▶ [Task goal] Write out the data below in full, unchanged, minus the images.

[Data provided start]

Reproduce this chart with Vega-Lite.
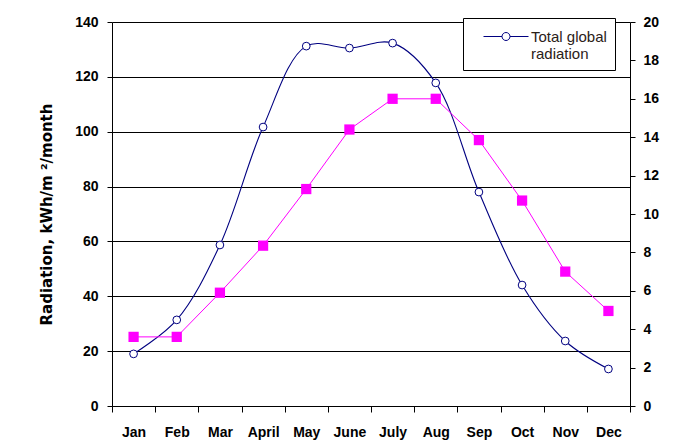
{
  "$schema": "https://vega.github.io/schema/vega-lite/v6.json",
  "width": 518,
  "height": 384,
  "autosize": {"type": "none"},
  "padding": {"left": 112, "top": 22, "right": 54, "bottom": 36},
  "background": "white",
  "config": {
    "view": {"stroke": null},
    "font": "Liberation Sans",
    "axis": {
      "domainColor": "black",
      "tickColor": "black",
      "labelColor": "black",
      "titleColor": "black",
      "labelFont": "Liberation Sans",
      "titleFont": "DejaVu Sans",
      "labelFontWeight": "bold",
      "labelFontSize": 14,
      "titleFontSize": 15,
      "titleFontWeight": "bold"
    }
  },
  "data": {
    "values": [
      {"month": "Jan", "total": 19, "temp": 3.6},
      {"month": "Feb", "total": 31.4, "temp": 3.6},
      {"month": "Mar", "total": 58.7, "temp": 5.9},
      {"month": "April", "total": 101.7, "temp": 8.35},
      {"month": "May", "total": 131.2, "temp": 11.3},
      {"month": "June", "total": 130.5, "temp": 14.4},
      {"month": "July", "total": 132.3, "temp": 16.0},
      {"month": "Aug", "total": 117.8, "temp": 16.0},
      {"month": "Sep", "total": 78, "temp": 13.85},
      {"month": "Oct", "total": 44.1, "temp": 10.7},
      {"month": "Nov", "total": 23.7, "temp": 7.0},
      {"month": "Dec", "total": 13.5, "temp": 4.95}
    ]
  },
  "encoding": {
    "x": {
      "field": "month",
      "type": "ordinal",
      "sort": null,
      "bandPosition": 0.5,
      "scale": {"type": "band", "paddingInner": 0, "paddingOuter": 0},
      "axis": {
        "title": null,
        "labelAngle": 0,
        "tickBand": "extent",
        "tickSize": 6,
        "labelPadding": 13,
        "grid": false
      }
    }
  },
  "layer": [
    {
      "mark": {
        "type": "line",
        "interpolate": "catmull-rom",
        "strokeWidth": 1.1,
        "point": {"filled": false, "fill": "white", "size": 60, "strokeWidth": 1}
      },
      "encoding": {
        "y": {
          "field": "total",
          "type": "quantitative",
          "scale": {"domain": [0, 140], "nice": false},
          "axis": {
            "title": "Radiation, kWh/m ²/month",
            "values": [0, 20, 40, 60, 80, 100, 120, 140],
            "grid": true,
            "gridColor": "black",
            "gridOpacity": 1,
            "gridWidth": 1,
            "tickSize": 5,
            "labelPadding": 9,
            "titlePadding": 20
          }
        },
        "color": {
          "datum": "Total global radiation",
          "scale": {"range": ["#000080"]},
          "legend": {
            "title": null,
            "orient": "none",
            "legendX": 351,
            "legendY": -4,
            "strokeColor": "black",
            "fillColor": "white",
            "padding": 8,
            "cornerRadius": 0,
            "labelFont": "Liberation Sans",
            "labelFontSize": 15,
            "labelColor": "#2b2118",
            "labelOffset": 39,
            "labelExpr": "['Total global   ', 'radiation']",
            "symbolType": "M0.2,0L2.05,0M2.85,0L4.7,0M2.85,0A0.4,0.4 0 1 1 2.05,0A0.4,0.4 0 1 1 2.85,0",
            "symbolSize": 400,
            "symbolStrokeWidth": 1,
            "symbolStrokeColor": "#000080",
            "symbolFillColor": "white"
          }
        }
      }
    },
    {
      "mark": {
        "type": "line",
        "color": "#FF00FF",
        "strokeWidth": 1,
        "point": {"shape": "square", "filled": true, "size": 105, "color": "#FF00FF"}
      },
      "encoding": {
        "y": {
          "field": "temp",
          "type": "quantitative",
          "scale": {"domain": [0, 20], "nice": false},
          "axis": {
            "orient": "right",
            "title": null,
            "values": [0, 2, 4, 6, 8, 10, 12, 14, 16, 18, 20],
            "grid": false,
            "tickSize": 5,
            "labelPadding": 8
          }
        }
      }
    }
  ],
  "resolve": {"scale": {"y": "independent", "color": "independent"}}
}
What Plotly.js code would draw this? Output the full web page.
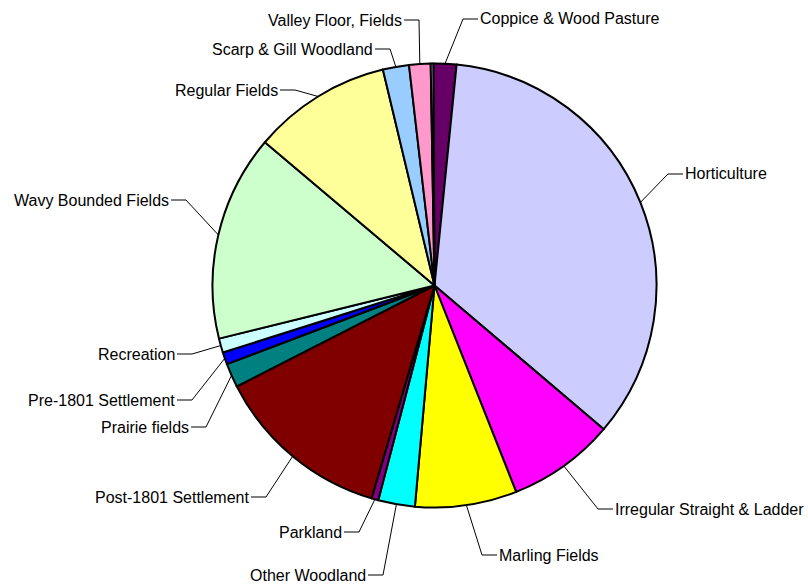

[Data provided end]

▶ [Expected answer]
Reproduce this chart with Vega-Lite.
{
  "$schema": "https://vega.github.io/schema/vega-lite/v6.json",
  "width": 518,
  "height": 384,
  "autosize": {"type": "none"},
  "padding": {"left": 112, "top": 22, "right": 54, "bottom": 36},
  "background": "white",
  "config": {
    "view": {"stroke": null},
    "font": "Liberation Sans",
    "axis": {
      "domainColor": "black",
      "tickColor": "black",
      "labelColor": "black",
      "titleColor": "black",
      "labelFont": "Liberation Sans",
      "titleFont": "DejaVu Sans",
      "labelFontWeight": "bold",
      "labelFontSize": 14,
      "titleFontSize": 15,
      "titleFontWeight": "bold"
    }
  },
  "data": {
    "values": [
      {"month": "Jan", "total": 19, "temp": 3.6},
      {"month": "Feb", "total": 31.4, "temp": 3.6},
      {"month": "Mar", "total": 58.7, "temp": 5.9},
      {"month": "April", "total": 101.7, "temp": 8.35},
      {"month": "May", "total": 131.2, "temp": 11.3},
      {"month": "June", "total": 130.5, "temp": 14.4},
      {"month": "July", "total": 132.3, "temp": 16.0},
      {"month": "Aug", "total": 117.8, "temp": 16.0},
      {"month": "Sep", "total": 78, "temp": 13.85},
      {"month": "Oct", "total": 44.1, "temp": 10.7},
      {"month": "Nov", "total": 23.7, "temp": 7.0},
      {"month": "Dec", "total": 13.5, "temp": 4.95}
    ]
  },
  "encoding": {
    "x": {
      "field": "month",
      "type": "ordinal",
      "sort": null,
      "bandPosition": 0.5,
      "scale": {"type": "band", "paddingInner": 0, "paddingOuter": 0},
      "axis": {
        "title": null,
        "labelAngle": 0,
        "tickBand": "extent",
        "tickSize": 6,
        "labelPadding": 13,
        "grid": false
      }
    }
  },
  "layer": [
    {
      "mark": {
        "type": "line",
        "interpolate": "catmull-rom",
        "strokeWidth": 1.1,
        "point": {"filled": false, "fill": "white", "size": 60, "strokeWidth": 1}
      },
      "encoding": {
        "y": {
          "field": "total",
          "type": "quantitative",
          "scale": {"domain": [0, 140], "nice": false},
          "axis": {
            "title": "Radiation, kWh/m ²/month",
            "values": [0, 20, 40, 60, 80, 100, 120, 140],
            "grid": true,
            "gridColor": "black",
            "gridOpacity": 1,
            "gridWidth": 1,
            "tickSize": 5,
            "labelPadding": 9,
            "titlePadding": 20
          }
        },
        "color": {
          "datum": "Total global radiation",
          "scale": {"range": ["#000080"]},
          "legend": {
            "title": null,
            "orient": "none",
            "legendX": 351,
            "legendY": -4,
            "strokeColor": "black",
            "fillColor": "white",
            "padding": 8,
            "cornerRadius": 0,
            "labelFont": "Liberation Sans",
            "labelFontSize": 15,
            "labelColor": "#2b2118",
            "labelOffset": 39,
            "labelExpr": "['Total global   ', 'radiation']",
            "symbolType": "M0.2,0L2.05,0M2.85,0L4.7,0M2.85,0A0.4,0.4 0 1 1 2.05,0A0.4,0.4 0 1 1 2.85,0",
            "symbolSize": 400,
            "symbolStrokeWidth": 1,
            "symbolStrokeColor": "#000080",
            "symbolFillColor": "white"
          }
        }
      }
    },
    {
      "mark": {
        "type": "line",
        "color": "#FF00FF",
        "strokeWidth": 1,
        "point": {"shape": "square", "filled": true, "size": 105, "color": "#FF00FF"}
      },
      "encoding": {
        "y": {
          "field": "temp",
          "type": "quantitative",
          "scale": {"domain": [0, 20], "nice": false},
          "axis": {
            "orient": "right",
            "title": null,
            "values": [0, 2, 4, 6, 8, 10, 12, 14, 16, 18, 20],
            "grid": false,
            "tickSize": 5,
            "labelPadding": 8
          }
        }
      }
    }
  ],
  "resolve": {"scale": {"y": "independent", "color": "independent"}}
}
What Plotly.js code would draw this? Output the full web page.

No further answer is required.